In questo Bly Manor è molto più reale è vicino a noi, quasi come se volesse mostrare la fragilità della natura umana, ieri e oggi. Si tratta di un racconto di vita, che va goduto e assaporato fino alla fine, arrivando a un finale commovente e carico di emozioni. Ciò che NON bisognerà fare in alcun modo, sarà paragonarlo a Hill House, in quanto completamente diverse.
Hill House diventa il terreno di prova per Flanagan, che, con Bly Manor si da a sperimentazioni e a rischi ulteriori. Se la prima stagione si sofferma sui membri di una famiglia, questa volge lo sguardo su perfetti estranei. Non c’è un legame di sangue, ma qualcosa di diverso che, tuttavia, può essere altrettanto forte. Si dice che non scegliamo la famiglia di nascita, ma possiamo scegliere chi farà parte di quella nuova, quella che nasce quando ci stacchiamo dal mondo conosciuto e sicuro e ci immergiamo in quello nuovo e timoroso.
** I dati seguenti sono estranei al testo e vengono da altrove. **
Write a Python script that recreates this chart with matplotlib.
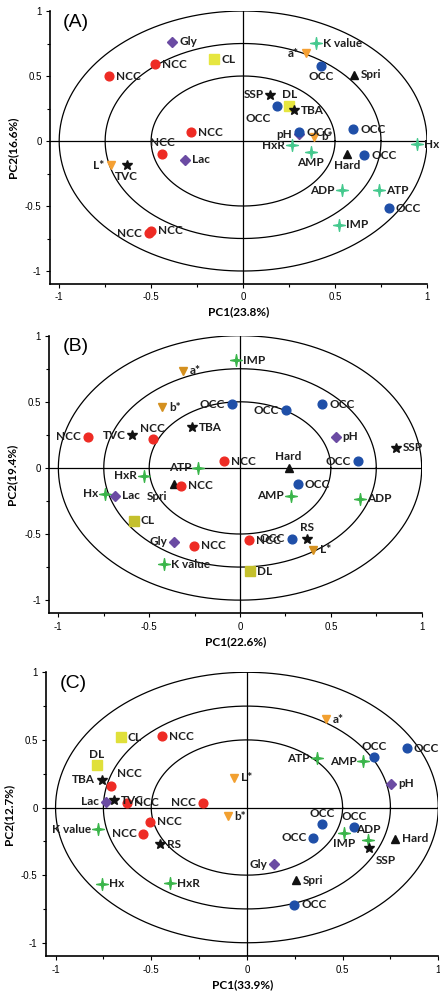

Bly Manor è questo: un gruppo di persone che si incontrano, si vogliono bene e diventano uno la famiglia dell’altro. Un diverso tipo di famiglia, ma pur sempre tale, in cui se il sentimento è vero, si da la vita.
Altro punto a favore di Bly Manor è il cast eccellente e mirato. Come già accennato, ritornano alcuni volti noti, come Vittoria Pedretti, bravissima nel ruolo di Dani. Un personaggio in perenne bilico tra una certa tenerezza quasi “infantile” e un tormento d’animo legato al senso di colpa. In perenne conflitto tra il cuore e il rimorso.
Tra le new entry non si può non citare T’Na Miller, nei panni di Hannah, forse il personaggio più bello di tutta quanta la serie. Tanto dolce e materno quanto enigmatico e sofferente, il suo personaggio è talmente complesso e ricco di sfumature, da non stancare mai. In un alternarsi di momenti di illusoria felicità a disperata consapevolezza, l’attrice ha saputo dare una prova degna di nota.
Inoltre una nota di merito al piccolo Benjamin Evan Ainsworth, interprete di Miles Wingrave, che riesce a dare forza a un personaggio che mostra tratti tipici dell’ età infantile a tratti appartenenti al mondo dell’uomo adulto. Una buona prova anche per lui, così come quella di Oliver Jackson-Cohen. L’attore, già noto in Hill House, presta il volto al calcolatore ed enigmatico Peter Quit, dando vita a una performance decisamente intensa.
Henry James è riuscito a dare forma a un horror-non-horror che riesce ad andare a fondo dell’animo umano, molto più di altre serie drammatiche. Come tante altre serie antologiche che si rispettino- ad esempio American horror story o Black Mirror, nelle quali ogni stagione/puntata è indipendente e diversa e quindi viene analizzata come indipendente e unica a se stessa- anche in questo caso, Bly Manor non può essere giudicata se paragona a Hill House. Per comprendere il senso di questa nuova stagione, è necessario ripartire da zero, ricordando che Bly Manor ha una propria matrice, nuovi personaggi, nuovi misteri e nuove modalità per svelarli.
Haunting of Bly Manor vi aspetta su Netflix.